Prompt
Identify each line below containing the string "image" and copy it.

Data shown
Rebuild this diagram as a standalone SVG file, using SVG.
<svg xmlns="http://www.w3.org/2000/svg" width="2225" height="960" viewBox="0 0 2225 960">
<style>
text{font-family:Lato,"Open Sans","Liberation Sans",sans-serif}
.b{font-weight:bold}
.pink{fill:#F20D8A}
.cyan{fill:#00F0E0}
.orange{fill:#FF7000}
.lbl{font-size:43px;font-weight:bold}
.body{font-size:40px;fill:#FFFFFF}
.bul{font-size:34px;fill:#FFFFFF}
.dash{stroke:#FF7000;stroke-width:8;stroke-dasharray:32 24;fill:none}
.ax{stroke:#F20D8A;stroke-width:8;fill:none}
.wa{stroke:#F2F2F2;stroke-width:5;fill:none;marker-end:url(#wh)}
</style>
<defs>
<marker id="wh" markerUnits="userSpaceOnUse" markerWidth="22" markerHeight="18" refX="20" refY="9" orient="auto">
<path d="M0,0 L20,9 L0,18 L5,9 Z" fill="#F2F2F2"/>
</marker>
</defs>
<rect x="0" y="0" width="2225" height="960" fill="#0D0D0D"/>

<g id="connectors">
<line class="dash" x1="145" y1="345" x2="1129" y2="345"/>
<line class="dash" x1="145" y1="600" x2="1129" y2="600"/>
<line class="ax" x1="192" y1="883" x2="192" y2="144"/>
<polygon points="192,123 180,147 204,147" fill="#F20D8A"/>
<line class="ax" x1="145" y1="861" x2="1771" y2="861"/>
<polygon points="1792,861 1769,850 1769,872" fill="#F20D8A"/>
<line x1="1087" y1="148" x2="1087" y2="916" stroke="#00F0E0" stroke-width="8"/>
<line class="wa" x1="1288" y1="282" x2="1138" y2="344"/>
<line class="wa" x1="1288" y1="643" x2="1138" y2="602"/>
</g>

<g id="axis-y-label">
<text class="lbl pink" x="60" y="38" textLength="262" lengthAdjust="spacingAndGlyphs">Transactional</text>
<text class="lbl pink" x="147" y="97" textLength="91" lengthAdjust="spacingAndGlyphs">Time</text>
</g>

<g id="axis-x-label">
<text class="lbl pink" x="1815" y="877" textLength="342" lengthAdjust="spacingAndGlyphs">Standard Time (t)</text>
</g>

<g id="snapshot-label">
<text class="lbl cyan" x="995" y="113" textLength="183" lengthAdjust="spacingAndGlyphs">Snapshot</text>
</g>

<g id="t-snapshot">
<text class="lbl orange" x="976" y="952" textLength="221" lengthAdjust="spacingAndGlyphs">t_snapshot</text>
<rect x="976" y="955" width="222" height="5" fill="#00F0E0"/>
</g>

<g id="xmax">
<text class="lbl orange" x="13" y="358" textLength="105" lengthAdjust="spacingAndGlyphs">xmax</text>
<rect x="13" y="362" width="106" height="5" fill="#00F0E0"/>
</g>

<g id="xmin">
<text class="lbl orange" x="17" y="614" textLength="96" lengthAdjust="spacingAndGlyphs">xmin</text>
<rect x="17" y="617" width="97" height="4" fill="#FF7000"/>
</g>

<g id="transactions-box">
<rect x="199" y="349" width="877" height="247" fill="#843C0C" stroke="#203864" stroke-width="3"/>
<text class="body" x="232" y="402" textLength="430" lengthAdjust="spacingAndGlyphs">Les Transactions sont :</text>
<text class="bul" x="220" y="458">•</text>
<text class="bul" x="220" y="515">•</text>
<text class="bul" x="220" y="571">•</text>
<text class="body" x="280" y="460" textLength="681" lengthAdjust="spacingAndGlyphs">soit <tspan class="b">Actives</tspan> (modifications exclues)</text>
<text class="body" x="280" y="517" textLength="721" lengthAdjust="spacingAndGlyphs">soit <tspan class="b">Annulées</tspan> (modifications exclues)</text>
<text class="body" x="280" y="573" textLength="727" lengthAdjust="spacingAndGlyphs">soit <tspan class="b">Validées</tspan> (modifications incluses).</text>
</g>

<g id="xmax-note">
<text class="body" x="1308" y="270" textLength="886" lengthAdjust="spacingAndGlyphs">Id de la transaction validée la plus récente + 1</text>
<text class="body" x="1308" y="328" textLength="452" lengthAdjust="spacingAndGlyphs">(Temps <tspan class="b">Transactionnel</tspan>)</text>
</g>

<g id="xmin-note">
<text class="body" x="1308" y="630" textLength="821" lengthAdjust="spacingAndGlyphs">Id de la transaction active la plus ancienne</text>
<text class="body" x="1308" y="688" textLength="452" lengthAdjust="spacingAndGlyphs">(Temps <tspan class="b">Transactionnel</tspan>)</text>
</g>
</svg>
* * *
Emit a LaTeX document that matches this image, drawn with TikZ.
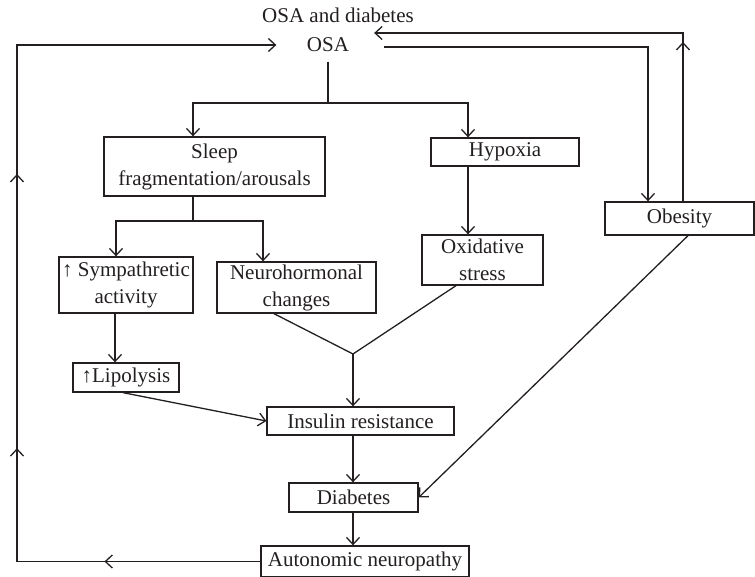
* * *
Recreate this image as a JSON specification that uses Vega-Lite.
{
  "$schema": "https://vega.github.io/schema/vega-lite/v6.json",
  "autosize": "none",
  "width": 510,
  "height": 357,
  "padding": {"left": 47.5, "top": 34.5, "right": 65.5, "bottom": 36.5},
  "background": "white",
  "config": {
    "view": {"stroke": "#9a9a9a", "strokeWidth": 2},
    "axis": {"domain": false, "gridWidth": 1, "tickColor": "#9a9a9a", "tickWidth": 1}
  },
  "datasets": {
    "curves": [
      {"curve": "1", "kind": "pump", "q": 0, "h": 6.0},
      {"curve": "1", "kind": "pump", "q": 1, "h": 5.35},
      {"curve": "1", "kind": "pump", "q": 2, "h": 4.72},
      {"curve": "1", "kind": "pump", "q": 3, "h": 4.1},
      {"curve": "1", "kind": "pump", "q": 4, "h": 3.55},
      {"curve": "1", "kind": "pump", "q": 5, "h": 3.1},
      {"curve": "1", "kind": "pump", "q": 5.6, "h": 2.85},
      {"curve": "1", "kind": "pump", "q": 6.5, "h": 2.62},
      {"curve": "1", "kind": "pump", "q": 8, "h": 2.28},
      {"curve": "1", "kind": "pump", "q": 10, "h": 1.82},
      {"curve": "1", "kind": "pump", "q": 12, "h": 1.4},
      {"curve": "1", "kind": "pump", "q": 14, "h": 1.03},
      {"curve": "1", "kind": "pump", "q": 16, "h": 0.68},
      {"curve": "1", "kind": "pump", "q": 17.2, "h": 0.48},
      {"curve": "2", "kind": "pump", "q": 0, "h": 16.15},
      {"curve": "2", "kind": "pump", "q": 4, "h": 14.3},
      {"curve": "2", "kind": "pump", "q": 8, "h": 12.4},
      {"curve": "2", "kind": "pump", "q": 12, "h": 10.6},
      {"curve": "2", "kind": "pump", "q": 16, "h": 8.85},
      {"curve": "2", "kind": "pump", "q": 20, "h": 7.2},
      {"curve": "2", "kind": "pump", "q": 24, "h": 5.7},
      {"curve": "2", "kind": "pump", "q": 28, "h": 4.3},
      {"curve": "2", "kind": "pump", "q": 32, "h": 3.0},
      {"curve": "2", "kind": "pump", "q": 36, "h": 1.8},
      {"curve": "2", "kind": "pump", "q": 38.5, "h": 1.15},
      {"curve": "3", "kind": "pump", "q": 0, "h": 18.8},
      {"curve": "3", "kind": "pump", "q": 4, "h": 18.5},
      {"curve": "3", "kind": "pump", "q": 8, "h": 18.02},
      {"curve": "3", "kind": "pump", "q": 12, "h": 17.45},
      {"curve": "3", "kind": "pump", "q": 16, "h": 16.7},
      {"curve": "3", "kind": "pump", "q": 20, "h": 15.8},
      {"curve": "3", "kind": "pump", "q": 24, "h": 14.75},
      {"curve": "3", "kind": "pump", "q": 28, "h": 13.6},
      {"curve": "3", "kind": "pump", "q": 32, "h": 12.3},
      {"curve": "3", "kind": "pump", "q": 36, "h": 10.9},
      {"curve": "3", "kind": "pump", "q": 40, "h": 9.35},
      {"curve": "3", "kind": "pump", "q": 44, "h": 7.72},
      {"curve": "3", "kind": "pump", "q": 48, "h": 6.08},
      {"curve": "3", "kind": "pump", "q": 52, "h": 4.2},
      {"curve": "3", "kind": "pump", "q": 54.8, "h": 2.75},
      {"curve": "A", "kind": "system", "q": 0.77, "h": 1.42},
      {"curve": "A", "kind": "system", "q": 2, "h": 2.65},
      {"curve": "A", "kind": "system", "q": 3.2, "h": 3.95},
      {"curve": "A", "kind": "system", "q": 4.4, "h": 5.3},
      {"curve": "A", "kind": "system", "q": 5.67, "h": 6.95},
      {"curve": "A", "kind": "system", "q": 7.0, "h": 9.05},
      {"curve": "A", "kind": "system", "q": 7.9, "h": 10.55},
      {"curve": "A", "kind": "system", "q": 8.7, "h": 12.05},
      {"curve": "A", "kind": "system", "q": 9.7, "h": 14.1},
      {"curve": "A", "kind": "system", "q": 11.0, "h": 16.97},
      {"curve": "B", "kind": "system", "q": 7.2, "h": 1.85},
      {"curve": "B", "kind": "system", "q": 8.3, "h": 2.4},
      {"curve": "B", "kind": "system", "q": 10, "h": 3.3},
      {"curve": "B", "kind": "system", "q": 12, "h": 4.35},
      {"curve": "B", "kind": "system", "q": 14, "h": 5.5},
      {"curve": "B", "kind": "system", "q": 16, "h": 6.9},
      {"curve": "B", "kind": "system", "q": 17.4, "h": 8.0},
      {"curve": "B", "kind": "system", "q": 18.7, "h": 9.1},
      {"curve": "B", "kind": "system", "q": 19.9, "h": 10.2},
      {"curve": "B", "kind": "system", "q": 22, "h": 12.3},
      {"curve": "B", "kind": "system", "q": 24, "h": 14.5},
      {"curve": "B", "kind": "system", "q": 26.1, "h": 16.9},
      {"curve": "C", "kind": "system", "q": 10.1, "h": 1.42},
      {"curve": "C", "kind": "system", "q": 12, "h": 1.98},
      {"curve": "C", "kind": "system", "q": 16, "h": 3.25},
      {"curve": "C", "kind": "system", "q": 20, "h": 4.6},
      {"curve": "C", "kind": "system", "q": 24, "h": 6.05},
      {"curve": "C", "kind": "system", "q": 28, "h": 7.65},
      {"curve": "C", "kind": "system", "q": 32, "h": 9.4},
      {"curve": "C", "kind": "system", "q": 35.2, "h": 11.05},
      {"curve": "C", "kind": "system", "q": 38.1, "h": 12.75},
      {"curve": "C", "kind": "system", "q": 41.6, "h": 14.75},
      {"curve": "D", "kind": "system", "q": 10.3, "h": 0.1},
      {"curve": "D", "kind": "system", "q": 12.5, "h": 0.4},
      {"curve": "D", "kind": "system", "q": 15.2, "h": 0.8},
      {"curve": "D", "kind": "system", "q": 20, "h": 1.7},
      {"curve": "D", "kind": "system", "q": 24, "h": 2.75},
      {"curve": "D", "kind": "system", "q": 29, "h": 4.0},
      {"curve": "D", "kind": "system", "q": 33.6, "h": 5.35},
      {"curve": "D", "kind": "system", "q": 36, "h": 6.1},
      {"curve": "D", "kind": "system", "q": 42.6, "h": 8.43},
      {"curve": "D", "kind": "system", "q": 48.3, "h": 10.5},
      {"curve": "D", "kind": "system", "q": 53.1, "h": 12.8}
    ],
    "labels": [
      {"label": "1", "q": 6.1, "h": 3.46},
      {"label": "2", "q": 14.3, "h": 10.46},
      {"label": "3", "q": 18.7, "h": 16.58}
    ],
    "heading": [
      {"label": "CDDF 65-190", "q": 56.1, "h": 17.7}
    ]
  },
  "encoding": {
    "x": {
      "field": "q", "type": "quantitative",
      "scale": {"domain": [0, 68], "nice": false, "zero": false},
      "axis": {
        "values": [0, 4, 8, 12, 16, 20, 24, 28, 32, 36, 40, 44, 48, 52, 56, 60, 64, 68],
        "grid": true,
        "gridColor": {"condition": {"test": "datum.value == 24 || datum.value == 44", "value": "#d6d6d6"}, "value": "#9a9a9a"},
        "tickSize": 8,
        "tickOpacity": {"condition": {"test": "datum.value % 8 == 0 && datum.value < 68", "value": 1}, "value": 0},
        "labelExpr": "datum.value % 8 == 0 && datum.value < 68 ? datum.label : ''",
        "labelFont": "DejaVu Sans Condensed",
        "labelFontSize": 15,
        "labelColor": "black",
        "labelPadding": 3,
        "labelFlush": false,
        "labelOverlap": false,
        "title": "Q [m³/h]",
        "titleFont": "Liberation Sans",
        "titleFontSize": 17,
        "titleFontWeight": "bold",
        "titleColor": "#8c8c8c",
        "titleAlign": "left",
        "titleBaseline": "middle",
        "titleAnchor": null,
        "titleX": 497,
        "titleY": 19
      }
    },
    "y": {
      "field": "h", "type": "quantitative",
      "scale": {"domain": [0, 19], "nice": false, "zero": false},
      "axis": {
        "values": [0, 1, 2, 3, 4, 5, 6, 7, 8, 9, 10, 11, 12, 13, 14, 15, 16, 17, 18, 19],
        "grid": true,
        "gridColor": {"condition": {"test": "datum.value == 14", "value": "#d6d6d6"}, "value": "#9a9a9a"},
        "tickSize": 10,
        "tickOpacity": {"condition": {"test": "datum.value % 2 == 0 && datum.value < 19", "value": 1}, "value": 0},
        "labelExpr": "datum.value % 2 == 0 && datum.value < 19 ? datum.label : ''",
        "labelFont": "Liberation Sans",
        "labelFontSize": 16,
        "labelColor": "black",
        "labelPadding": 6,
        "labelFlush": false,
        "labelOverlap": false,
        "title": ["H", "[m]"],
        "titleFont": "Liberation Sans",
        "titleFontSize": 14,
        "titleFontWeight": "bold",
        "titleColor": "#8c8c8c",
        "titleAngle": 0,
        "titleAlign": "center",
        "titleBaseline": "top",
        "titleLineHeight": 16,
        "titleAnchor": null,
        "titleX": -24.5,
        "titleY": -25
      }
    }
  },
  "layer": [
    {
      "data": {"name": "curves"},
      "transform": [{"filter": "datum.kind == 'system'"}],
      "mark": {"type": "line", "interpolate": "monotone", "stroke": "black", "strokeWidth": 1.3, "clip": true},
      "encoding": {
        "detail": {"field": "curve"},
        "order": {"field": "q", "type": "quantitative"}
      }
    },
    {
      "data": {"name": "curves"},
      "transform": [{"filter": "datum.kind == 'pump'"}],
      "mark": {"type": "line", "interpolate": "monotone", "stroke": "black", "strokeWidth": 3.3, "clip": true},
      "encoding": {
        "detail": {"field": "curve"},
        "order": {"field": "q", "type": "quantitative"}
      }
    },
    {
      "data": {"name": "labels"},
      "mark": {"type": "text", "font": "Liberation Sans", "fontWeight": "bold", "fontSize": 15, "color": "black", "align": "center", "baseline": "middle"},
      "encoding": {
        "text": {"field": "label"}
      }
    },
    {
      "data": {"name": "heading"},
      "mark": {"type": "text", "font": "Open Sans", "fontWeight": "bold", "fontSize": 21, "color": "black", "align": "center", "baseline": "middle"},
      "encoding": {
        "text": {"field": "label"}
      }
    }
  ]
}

Solution for this task
Emit a LaTeX document that matches this image, drawn with TikZ.
Recreate this image as a JSON specification that uses Vega-Lite.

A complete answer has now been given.